- Instructions to follow:
Out of the lines below, please list those that hold the string "script".

- Data for this exercise:
= = =

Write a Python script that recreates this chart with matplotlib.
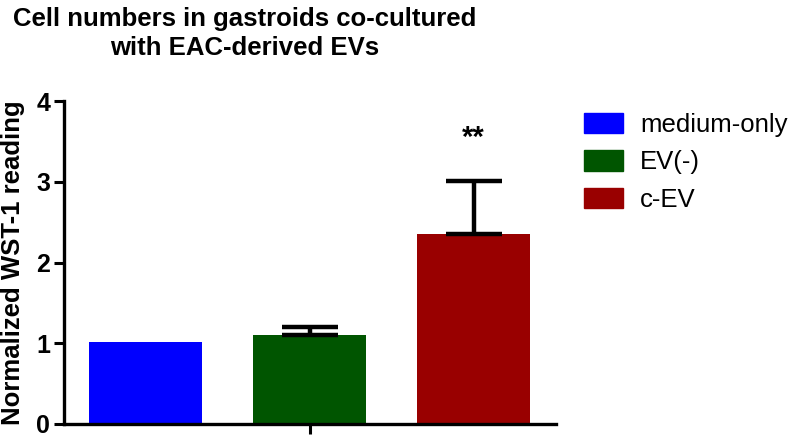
import matplotlib
matplotlib.use("Agg")
import matplotlib.pyplot as plt
from matplotlib.patches import Patch

plt.rcParams['font.family'] = ['Liberation Sans', 'DejaVu Sans']

categories = ["medium-only", "EV(-)", "c-EV"]
values = [1.01, 1.10, 2.35]
errors = [0.0, 0.10, 0.66]
colors = ["#0000FF", "#005500", "#990000"]
yticks = [0, 1, 2, 3, 4]

fig = plt.figure(figsize=(7.93, 4.38), dpi=100)
ax = fig.add_axes([0.0807, 0.032, 0.62, 0.737])

x = list(range(len(categories)))
ax.bar(x, values, width=0.69, color=colors, zorder=2)
for xi, v, e in zip(x, values, errors):
    if e > 0:
        ax.errorbar([xi], [v], yerr=[[0], [e]], fmt='none', ecolor='black',
                    elinewidth=3.2, capsize=20.5, capthick=3.2, zorder=3)

ax.text(2, 3.55, "**", ha='center', va='center', fontsize=21, fontweight='bold')

ax.set_xlim(-0.5, 2.5)
ax.set_ylim(0, 4)
ax.set_yticks(yticks)
ax.set_yticklabels([str(t) for t in yticks], fontsize=18, fontweight='bold')
ax.set_xticks([1])
ax.set_xticklabels([""])
ax.tick_params(axis='both', direction='out', width=2.2, length=7, pad=3)
for s in ['top', 'right']:
    ax.spines[s].set_visible(False)
for s in ['left', 'bottom']:
    ax.spines[s].set_linewidth(2.4)

ax.set_ylabel("Normalized WST-1 reading", fontsize=18.5, fontweight='bold', labelpad=8)
fig.text(0.309, 0.985, "Cell numbers in gastroids co-cultured\nwith EAC-derived EVs",
         ha='center', va='top', fontsize=18.5, fontweight='bold', linespacing=1.3)

handles = [Patch(facecolor=c, edgecolor=c) for c in colors]
fig.legend(handles, categories, loc='upper left', bbox_to_anchor=(0.7365, 0.743),
           frameon=False, fontsize=18.5, handlelength=1.52, handleheight=0.86,
           handletextpad=0.66, labelspacing=0.52, borderpad=0, borderaxespad=0)

fig.savefig("out.png", dpi=100)
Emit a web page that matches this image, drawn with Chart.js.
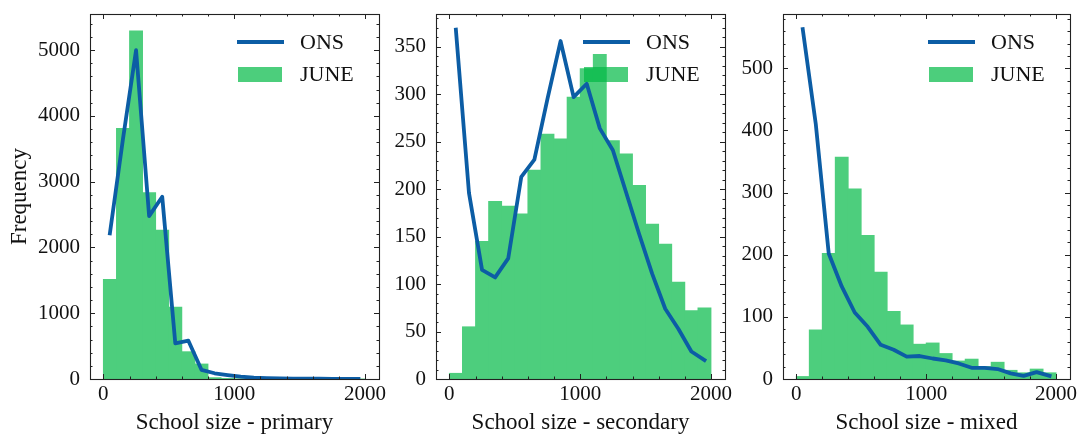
<!DOCTYPE html>
<html>
<head>
<meta charset="utf-8">
<script src="https://cdn.jsdelivr.net/npm/chart.js@4.4.1/dist/chart.umd.min.js"></script>
<style>
  html, body { margin: 0; padding: 0; background: #fff; overflow: hidden; width: 1078px; height: 434px; }
  canvas { position: absolute; top: 0; }
</style>
</head>
<body>
<canvas id="primary" width="400" height="434" style="left:0px"></canvas>
<canvas id="secondary" width="360" height="434" style="left:380px"></canvas>
<canvas id="mixed" width="368" height="434" style="left:720px"></canvas>
<script>
// bin centres of the 100-wide school size bins
const binCenters = [50, 150, 250, 350, 450, 550, 650, 750, 850, 950,
                    1050, 1150, 1250, 1350, 1450, 1550, 1650, 1750, 1850, 1950];

const primaryJune = [1515, 3810, 5294, 2832, 2264, 1094, 415, 228, 20, 8, 4, 2, 1, 1, 1, 0, 0, 0, 0, 0];
const primaryOns  = [2214, 3650, 5000, 2477, 2771, 542, 583, 140, 87, 60, 35, 20, 12, 8, 6, 5, 4, 3, 2, 2];

const secondaryJune = [6, 55, 145, 187, 182, 174, 220, 258, 253, 297, 327, 342, 251, 237, 204, 163, 142, 102, 72, 75];
const secondaryOns  = [368, 196, 115, 107, 127, 213, 231, 295, 356, 297, 311, 264, 241, 197, 153, 111, 74, 53, 29, 20];

const mixedJune = [4, 79, 202, 357, 306, 231, 172, 109, 87, 56, 58, 41, 29, 32, 20, 27, 14, 10, 16, 10];
const mixedOns  = [563, 411, 202, 149, 107, 84, 55, 47, 36, 37, 33, 30, 25, 18, 18, 16, 9, 5, 11, 5];

const xTickLabels = [0, 1000, 2000];
const primaryYTicks = [0, 1000, 2000, 3000, 4000, 5000];
const secondaryYTicks = [0, 50, 100, 150, 200, 250, 300, 350];
const mixedYTicks = [0, 100, 200, 300, 400, 500];

const BLUE = '#0C5DA5';
const GREEN = 'rgb(77,206,125)';        // #00B945 at alpha 0.7 on white
const GREEN_A = 'rgba(0,185,69,0.7)';
const FONT = "'Liberation Serif', 'Times New Roman', serif";

const toPoints = (vals) => binCenters.map((c, i) => ({x: c, y: vals[i]}));

// matplotlib-like frame: inward major/minor ticks on all sides, plus legend in the corner
const frameAndTicks = {
  id: 'frameAndTicks',
  afterDatasetsDraw(chart, args, opts) {
    const {ctx, chartArea: a, scales: {x, y}} = chart;
    ctx.save();
    ctx.strokeStyle = '#222';
    ctx.lineWidth = 1;
    const seg = (x1, y1, x2, y2) => { ctx.beginPath(); ctx.moveTo(x1, y1); ctx.lineTo(x2, y2); ctx.stroke(); };

    for (let v = Math.ceil(x.min / opts.xMinor) * opts.xMinor; v <= x.max; v += opts.xMinor) {
      const px = Math.round(x.getPixelForValue(v)) + 0.5;
      const len = v % opts.xMajor === 0 ? 5 : 2.5;
      seg(px, a.bottom, px, a.bottom - len);
      seg(px, a.top, px, a.top + len);
    }
    for (let v = 0; v <= y.max; v += opts.yMinor) {
      const py = Math.round(y.getPixelForValue(v)) + 0.5;
      const len = Math.abs(v % opts.yMajor) < 1e-9 ? 5 : 2.5;
      seg(a.left, py, a.left + len, py);
      seg(a.right, py, a.right - len, py);
    }
    ctx.lineWidth = 1.1;
    ctx.strokeRect(Math.round(a.left) + 0.5, Math.round(a.top) + 0.5,
                   Math.round(a.right - a.left), Math.round(a.bottom - a.top));

    // legend (no frame)
    ctx.strokeStyle = BLUE;
    ctx.lineWidth = 3.8;
    ctx.lineCap = 'butt';
    seg(a.right - 142, a.top + 28, a.right - 95, a.top + 28);
    ctx.fillStyle = GREEN_A;
    ctx.fillRect(a.right - 141, a.top + 53, 44, 15);
    ctx.fillStyle = '#111';
    ctx.font = '22px ' + FONT;
    ctx.textBaseline = 'middle';
    ctx.textAlign = 'left';
    ctx.fillText('ONS', a.right - 79, a.top + 29);
    ctx.fillText('JUNE', a.right - 79, a.top + 61);
    ctx.restore();
  }
};

function makePanel(id, june, ons, cfg) {
  new Chart(document.getElementById(id), {
    data: {
      datasets: [
        {type: 'line', label: 'ONS', data: toPoints(ons), borderColor: BLUE, borderWidth: 3.8,
         pointRadius: 0, tension: 0, borderJoinStyle: 'round', borderCapStyle: 'square', order: 0},
        {type: 'bar', label: 'JUNE', data: toPoints(june), backgroundColor: GREEN, borderWidth: 0,
         barPercentage: 1, categoryPercentage: 1, inflateAmount: 0.4, order: 1}
      ]
    },
    options: {
      responsive: false,
      animation: false,
      devicePixelRatio: 1,
      layout: {padding: {top: 14, right: cfg.right, left: 0, bottom: 0}},
      plugins: {
        legend: {display: false},
        tooltip: {enabled: false},
        frameAndTicks: {xMajor: 1000, xMinor: 200, yMajor: cfg.yMajor, yMinor: cfg.yMinor}
      },
      scales: {
        x: {
          type: 'linear', min: -102, max: 2107, offset: false,
          grid: {display: false, drawTicks: false, offset: false}, border: {display: false},
          afterBuildTicks: (s) => { s.ticks = xTickLabels.map(v => ({value: v})); },
          ticks: {padding: 3, color: '#111', callback: (v) => String(v),
                  font: {family: FONT, size: 21, lineHeight: 1.2}},
          title: {display: true, text: cfg.xTitle, color: '#111', padding: {top: 0, bottom: 0},
                  font: {family: FONT, size: 23, lineHeight: 1}},
          afterFit: (s) => { s.height = 55; s.paddingLeft = 0; s.paddingRight = 0; }
        },
        y: {
          min: 0, max: cfg.yMax,
          grid: {display: false, drawTicks: false}, border: {display: false},
          afterBuildTicks: (s) => { s.ticks = cfg.yTicks.map(v => ({value: v})); },
          ticks: {padding: 10, color: '#111', callback: (v) => String(v),
                  font: {family: FONT, size: 21, lineHeight: 1.2}},
          title: {display: !!cfg.yTitle, text: cfg.yTitle || '', color: '#111', padding: {top: 6, bottom: 0},
                  font: {family: FONT, size: 23, lineHeight: 1.2}},
          afterFit: (s) => { s.width = cfg.yWidth; s.paddingTop = 0; s.paddingBottom = 0; }
        }
      }
    },
    plugins: [frameAndTicks]
  });
}

makePanel('primary', primaryJune, primaryOns,
  {xTitle: 'School size - primary', yTitle: 'Frequency', yMax: 5550, yTicks: primaryYTicks,
   yMajor: 1000, yMinor: 200, yWidth: 90, right: 21});
makePanel('secondary', secondaryJune, secondaryOns,
  {xTitle: 'School size - secondary', yMax: 384.5, yTicks: secondaryYTicks,
   yMajor: 50, yMinor: 10, yWidth: 56, right: 15});
makePanel('mixed', mixedJune, mixedOns,
  {xTitle: 'School size - mixed', yMax: 587.5, yTicks: mixedYTicks,
   yMajor: 100, yMinor: 20, yWidth: 63, right: 18});
</script>
</body>
</html>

= = =

- Finished task:
Write a Python script that recreates this chart with matplotlib.
<script src="https://cdn.jsdelivr.net/npm/chart.js@4.4.1/dist/chart.umd.min.js"></script>
<script>
</script>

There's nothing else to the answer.